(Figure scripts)
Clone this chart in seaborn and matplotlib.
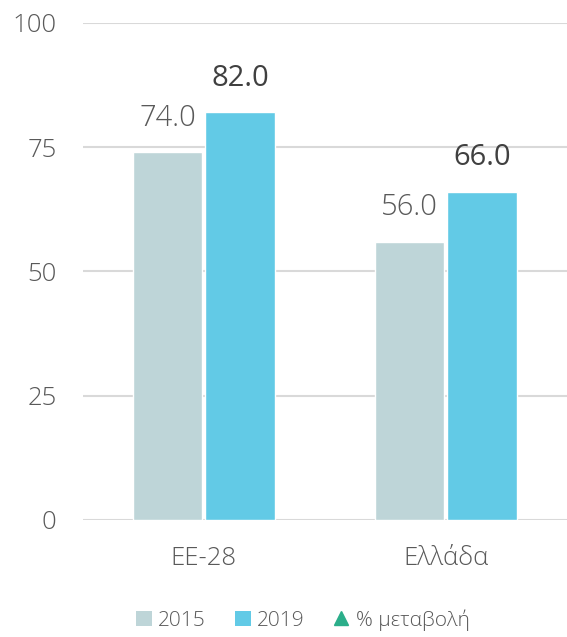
import seaborn as sns
import matplotlib.pyplot as plt
import pandas as pd
from matplotlib.lines import Line2D
from matplotlib.patches import Patch

# data
categories = ['ΕΕ-28', 'Ελλάδα']
years = ['2015', '2019']
values_2015 = [74.0, 56.0]
values_2019 = [82.0, 66.0]
y_ticks = [0, 25, 50, 75, 100]

colors = {'2015': '#BED5D8', '2019': '#62CAE6'}
text_gray = '#595959'

df = pd.DataFrame({
    'cat': categories * 2,
    'year': ['2015'] * 2 + ['2019'] * 2,
    'value': values_2015 + values_2019,
})

sns.set_style('white')
plt.rcParams['font.family'] = ['Open Sans', 'DejaVu Sans']
plt.rcParams['font.weight'] = 'light'

fig = plt.figure(figsize=(5.67, 6.37), dpi=100)
ax = fig.add_axes([0.146, 0.184, 0.854, 0.780])

sns.barplot(data=df, x='cat', y='value', hue='year', palette=colors,
            width=0.6, gap=0.04, ax=ax, legend=False, saturation=1,
            order=categories, hue_order=years)

ax.set_ylim(0, 100)
ax.set_yticks(y_ticks)
ax.set_xlim(-0.5, 1.5)
ax.yaxis.grid(True, color='#D9D9D9', linewidth=1.5)
ax.set_axisbelow(True)
for s in ax.spines.values():
    s.set_visible(False)
ax.tick_params(axis='y', length=0, pad=19, labelsize=18.5, labelcolor=text_gray)
ax.tick_params(axis='x', length=0, pad=19, labelsize=18.5, labelcolor=text_gray)
ax.set_xlabel('')
ax.set_ylabel('')

# value labels
for cont, yr in zip(ax.containers, years):
    if yr == '2015':
        ax.bar_label(cont, fmt='%.1f', padding=14, fontsize=21,
                     color=text_gray, fontweight='light')
    else:
        ax.bar_label(cont, fmt='%.1f', padding=14, fontsize=21,
                     color='#404040', fontweight='normal')

handles = [
    Patch(facecolor=colors['2015'], edgecolor='none', label='2015'),
    Patch(facecolor=colors['2019'], edgecolor='none', label='2019'),
    Line2D([], [], marker='^', linestyle='none', color='#2BAE8A',
           markersize=10, label='% μεταβολή'),
]
fig.legend(handles=handles, loc='center', bbox_to_anchor=(0.534, 0.027),
           ncol=3, frameon=False, fontsize=15, labelcolor=text_gray,
           handlelength=0.75, handleheight=0.75, handletextpad=0.3,
           columnspacing=1.4)

fig.savefig('out.png', dpi=100)
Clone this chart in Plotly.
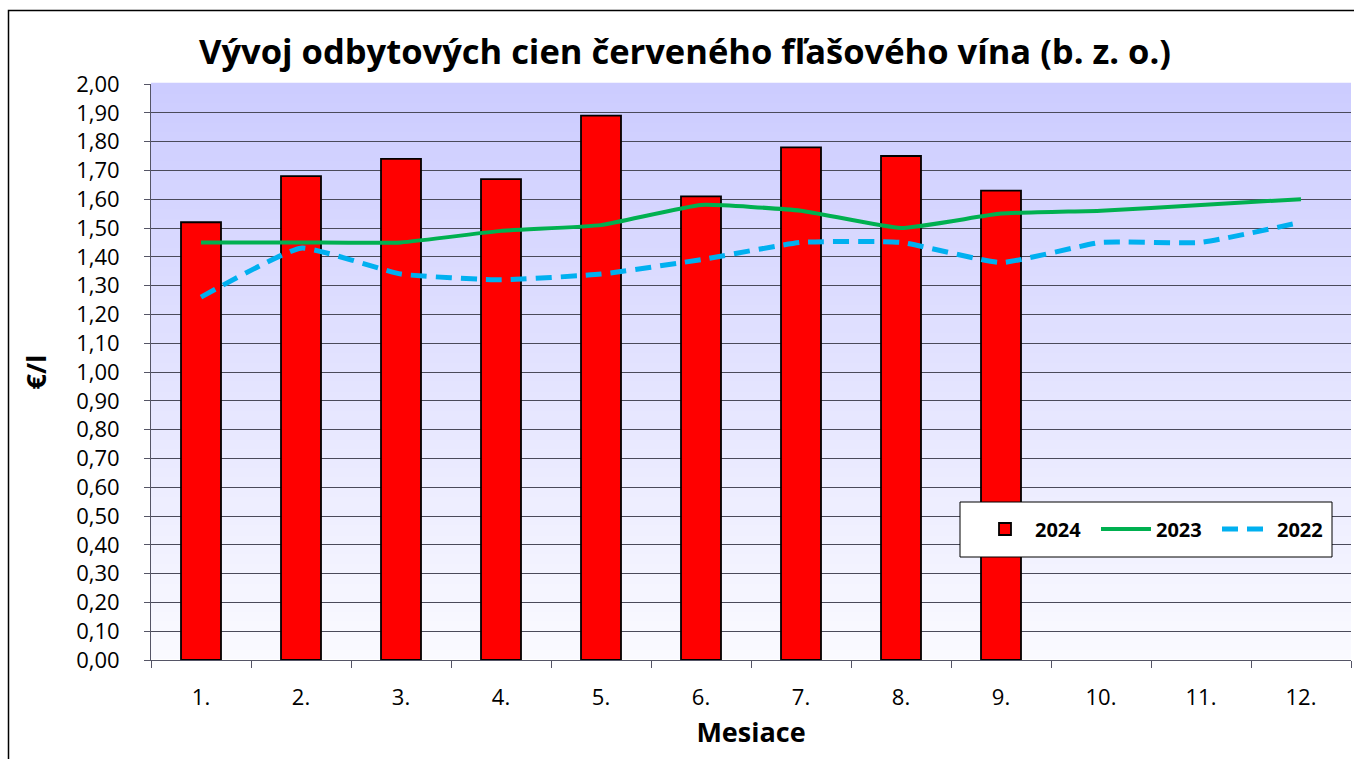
import plotly.graph_objects as go

months = ["1.", "2.", "3.", "4.", "5.", "6.", "7.", "8.", "9.", "10.", "11.", "12."]
v2024 = [1.52, 1.68, 1.74, 1.67, 1.89, 1.61, 1.78, 1.75, 1.63]
v2023 = [1.45, 1.45, 1.45, 1.49, 1.51, 1.58, 1.56, 1.50, 1.55, 1.56, 1.58, 1.60]
v2022 = [1.26, 1.43, 1.34, 1.32, 1.34, 1.39, 1.45, 1.45, 1.38, 1.45, 1.45, 1.52]

W, H = 1354, 759
L, R, T, B = 151, 3, 84, 99
PW, PH = W - L - R, H - T - B


def px_x(p):
    return (p - L) / PW


def px_y(p):
    return (H - B - p) / PH


fig = go.Figure()
fig.add_trace(go.Bar(x=months[:len(v2024)], y=v2024, name="<b>2024</b>",
                     marker=dict(color="#FF0000", line=dict(color="#000000", width=1.8))))
fig.add_trace(go.Scatter(x=months, y=v2023, name="<b>2023</b>", mode="lines",
                         line=dict(color="#00B050", width=4, shape="spline", smoothing=0.4)))
fig.add_trace(go.Scatter(x=months, y=v2022, name="<b>2022</b>", mode="lines",
                         line=dict(color="#00B0F0", width=5, dash="16px,9px", shape="spline", smoothing=0.4)))

# gradient background bands
shapes = []
n = 60
top = (204, 204, 255)
bot = (250, 250, 255)
for i in range(n):
    f = i / (n - 1)
    c = tuple(round(bot[k] + (top[k] - bot[k]) * f) for k in range(3))
    shapes.append(dict(type="rect", xref="x domain", yref="y domain",
                       x0=0, x1=1, y0=i / n, y1=(i + 1) / n + 0.002,
                       fillcolor="rgb(%d,%d,%d)" % c, line=dict(width=0), layer="below"))
# outer chart border
shapes.append(dict(type="rect", xref="paper", yref="paper",
                   x0=px_x(8.5), x1=px_x(1380), y0=px_y(790), y1=px_y(10.5),
                   line=dict(color="#000000", width=1.5), fillcolor="rgba(0,0,0,0)", layer="below"))
# legend box
shapes.append(dict(type="rect", xref="paper", yref="paper",
                   x0=px_x(960), x1=px_x(1332), y0=px_y(557), y1=px_y(502),
                   line=dict(color="#000000", width=1), fillcolor="white", layer="above"))

fig.update_layout(
    width=W, height=H,
    margin=dict(l=L, r=R, t=T, b=B, autoexpand=False),
    paper_bgcolor="white",
    plot_bgcolor="white",
    separators=", ",
    bargap=0.6,
    shapes=shapes,
    font=dict(family="Open Sans", color="#000000"),
    title=dict(text="<b>Vývoj odbytových cien červeného fľašového vína (b. z. o.)</b>",
               x=685 / W, xref="container", xanchor="center", y=1 - 52 / H, yanchor="middle",
               font=dict(size=34.5, family="Open Sans", color="#000000")),
    legend=dict(orientation="h", x=px_x(975), y=px_y(529), xanchor="left", yanchor="middle",
                bgcolor="rgba(0,0,0,0)", borderwidth=0,
                font=dict(size=20, family="Open Sans", color="#000000"),
                entrywidth=56, entrywidthmode="pixels", itemwidth=50, traceorder="normal"),
    xaxis=dict(type="category", tickson="boundaries", ticks="outside", ticklen=7,
               tickcolor="#555566", showline=True, linecolor="#555566", linewidth=1,
               showgrid=False, tickfont=dict(size=22), ticklabelstandoff=18, automargin=False,
               title=dict(text="<b>Mesiace</b>", font=dict(size=27), standoff=12),
               range=[-0.5, 11.5]),
    yaxis=dict(range=[0, 2.0], dtick=0.1, tickformat=".2f", ticks="outside", ticklen=6,
               tickcolor="#555566", showline=True, linecolor="#555566", linewidth=1,
               showgrid=True, gridcolor="#4a4a5a", gridwidth=1, automargin=False,
               tickfont=dict(size=22), ticklabelstandoff=20,
               title=dict(text="<b>€/l</b>", font=dict(size=27), standoff=21)),
)

fig.write_html("out.html", config={"displayModeBar": False},
               post_script="document.body.style.margin='0';")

→ **WHAT YOU NEED TO DO**
Write the material out again exactly as it appears, dropping the pictures.

→ **FULL SOLUTION**
Clone this chart in seaborn and matplotlib.
import seaborn as sns
import matplotlib.pyplot as plt
import pandas as pd
from matplotlib.lines import Line2D
from matplotlib.patches import Patch

# data
categories = ['ΕΕ-28', 'Ελλάδα']
years = ['2015', '2019']
values_2015 = [74.0, 56.0]
values_2019 = [82.0, 66.0]
y_ticks = [0, 25, 50, 75, 100]

colors = {'2015': '#BED5D8', '2019': '#62CAE6'}
text_gray = '#595959'

df = pd.DataFrame({
    'cat': categories * 2,
    'year': ['2015'] * 2 + ['2019'] * 2,
    'value': values_2015 + values_2019,
})

sns.set_style('white')
plt.rcParams['font.family'] = ['Open Sans', 'DejaVu Sans']
plt.rcParams['font.weight'] = 'light'

fig = plt.figure(figsize=(5.67, 6.37), dpi=100)
ax = fig.add_axes([0.146, 0.184, 0.854, 0.780])

sns.barplot(data=df, x='cat', y='value', hue='year', palette=colors,
            width=0.6, gap=0.04, ax=ax, legend=False, saturation=1,
            order=categories, hue_order=years)

ax.set_ylim(0, 100)
ax.set_yticks(y_ticks)
ax.set_xlim(-0.5, 1.5)
ax.yaxis.grid(True, color='#D9D9D9', linewidth=1.5)
ax.set_axisbelow(True)
for s in ax.spines.values():
    s.set_visible(False)
ax.tick_params(axis='y', length=0, pad=19, labelsize=18.5, labelcolor=text_gray)
ax.tick_params(axis='x', length=0, pad=19, labelsize=18.5, labelcolor=text_gray)
ax.set_xlabel('')
ax.set_ylabel('')

# value labels
for cont, yr in zip(ax.containers, years):
    if yr == '2015':
        ax.bar_label(cont, fmt='%.1f', padding=14, fontsize=21,
                     color=text_gray, fontweight='light')
    else:
        ax.bar_label(cont, fmt='%.1f', padding=14, fontsize=21,
                     color='#404040', fontweight='normal')

handles = [
    Patch(facecolor=colors['2015'], edgecolor='none', label='2015'),
    Patch(facecolor=colors['2019'], edgecolor='none', label='2019'),
    Line2D([], [], marker='^', linestyle='none', color='#2BAE8A',
           markersize=10, label='% μεταβολή'),
]
fig.legend(handles=handles, loc='center', bbox_to_anchor=(0.534, 0.027),
           ncol=3, frameon=False, fontsize=15, labelcolor=text_gray,
           handlelength=0.75, handleheight=0.75, handletextpad=0.3,
           columnspacing=1.4)

fig.savefig('out.png', dpi=100)
Clone this chart in Plotly.
import plotly.graph_objects as go

months = ["1.", "2.", "3.", "4.", "5.", "6.", "7.", "8.", "9.", "10.", "11.", "12."]
v2024 = [1.52, 1.68, 1.74, 1.67, 1.89, 1.61, 1.78, 1.75, 1.63]
v2023 = [1.45, 1.45, 1.45, 1.49, 1.51, 1.58, 1.56, 1.50, 1.55, 1.56, 1.58, 1.60]
v2022 = [1.26, 1.43, 1.34, 1.32, 1.34, 1.39, 1.45, 1.45, 1.38, 1.45, 1.45, 1.52]

W, H = 1354, 759
L, R, T, B = 151, 3, 84, 99
PW, PH = W - L - R, H - T - B


def px_x(p):
    return (p - L) / PW


def px_y(p):
    return (H - B - p) / PH


fig = go.Figure()
fig.add_trace(go.Bar(x=months[:len(v2024)], y=v2024, name="<b>2024</b>",
                     marker=dict(color="#FF0000", line=dict(color="#000000", width=1.8))))
fig.add_trace(go.Scatter(x=months, y=v2023, name="<b>2023</b>", mode="lines",
                         line=dict(color="#00B050", width=4, shape="spline", smoothing=0.4)))
fig.add_trace(go.Scatter(x=months, y=v2022, name="<b>2022</b>", mode="lines",
                         line=dict(color="#00B0F0", width=5, dash="16px,9px", shape="spline", smoothing=0.4)))

# gradient background bands
shapes = []
n = 60
top = (204, 204, 255)
bot = (250, 250, 255)
for i in range(n):
    f = i / (n - 1)
    c = tuple(round(bot[k] + (top[k] - bot[k]) * f) for k in range(3))
    shapes.append(dict(type="rect", xref="x domain", yref="y domain",
                       x0=0, x1=1, y0=i / n, y1=(i + 1) / n + 0.002,
                       fillcolor="rgb(%d,%d,%d)" % c, line=dict(width=0), layer="below"))
# outer chart border
shapes.append(dict(type="rect", xref="paper", yref="paper",
                   x0=px_x(8.5), x1=px_x(1380), y0=px_y(790), y1=px_y(10.5),
                   line=dict(color="#000000", width=1.5), fillcolor="rgba(0,0,0,0)", layer="below"))
# legend box
shapes.append(dict(type="rect", xref="paper", yref="paper",
                   x0=px_x(960), x1=px_x(1332), y0=px_y(557), y1=px_y(502),
                   line=dict(color="#000000", width=1), fillcolor="white", layer="above"))

fig.update_layout(
    width=W, height=H,
    margin=dict(l=L, r=R, t=T, b=B, autoexpand=False),
    paper_bgcolor="white",
    plot_bgcolor="white",
    separators=", ",
    bargap=0.6,
    shapes=shapes,
    font=dict(family="Open Sans", color="#000000"),
    title=dict(text="<b>Vývoj odbytových cien červeného fľašového vína (b. z. o.)</b>",
               x=685 / W, xref="container", xanchor="center", y=1 - 52 / H, yanchor="middle",
               font=dict(size=34.5, family="Open Sans", color="#000000")),
    legend=dict(orientation="h", x=px_x(975), y=px_y(529), xanchor="left", yanchor="middle",
                bgcolor="rgba(0,0,0,0)", borderwidth=0,
                font=dict(size=20, family="Open Sans", color="#000000"),
                entrywidth=56, entrywidthmode="pixels", itemwidth=50, traceorder="normal"),
    xaxis=dict(type="category", tickson="boundaries", ticks="outside", ticklen=7,
               tickcolor="#555566", showline=True, linecolor="#555566", linewidth=1,
               showgrid=False, tickfont=dict(size=22), ticklabelstandoff=18, automargin=False,
               title=dict(text="<b>Mesiace</b>", font=dict(size=27), standoff=12),
               range=[-0.5, 11.5]),
    yaxis=dict(range=[0, 2.0], dtick=0.1, tickformat=".2f", ticks="outside", ticklen=6,
               tickcolor="#555566", showline=True, linecolor="#555566", linewidth=1,
               showgrid=True, gridcolor="#4a4a5a", gridwidth=1, automargin=False,
               tickfont=dict(size=22), ticklabelstandoff=20,
               title=dict(text="<b>€/l</b>", font=dict(size=27), standoff=21)),
)

fig.write_html("out.html", config={"displayModeBar": False},
               post_script="document.body.style.margin='0';")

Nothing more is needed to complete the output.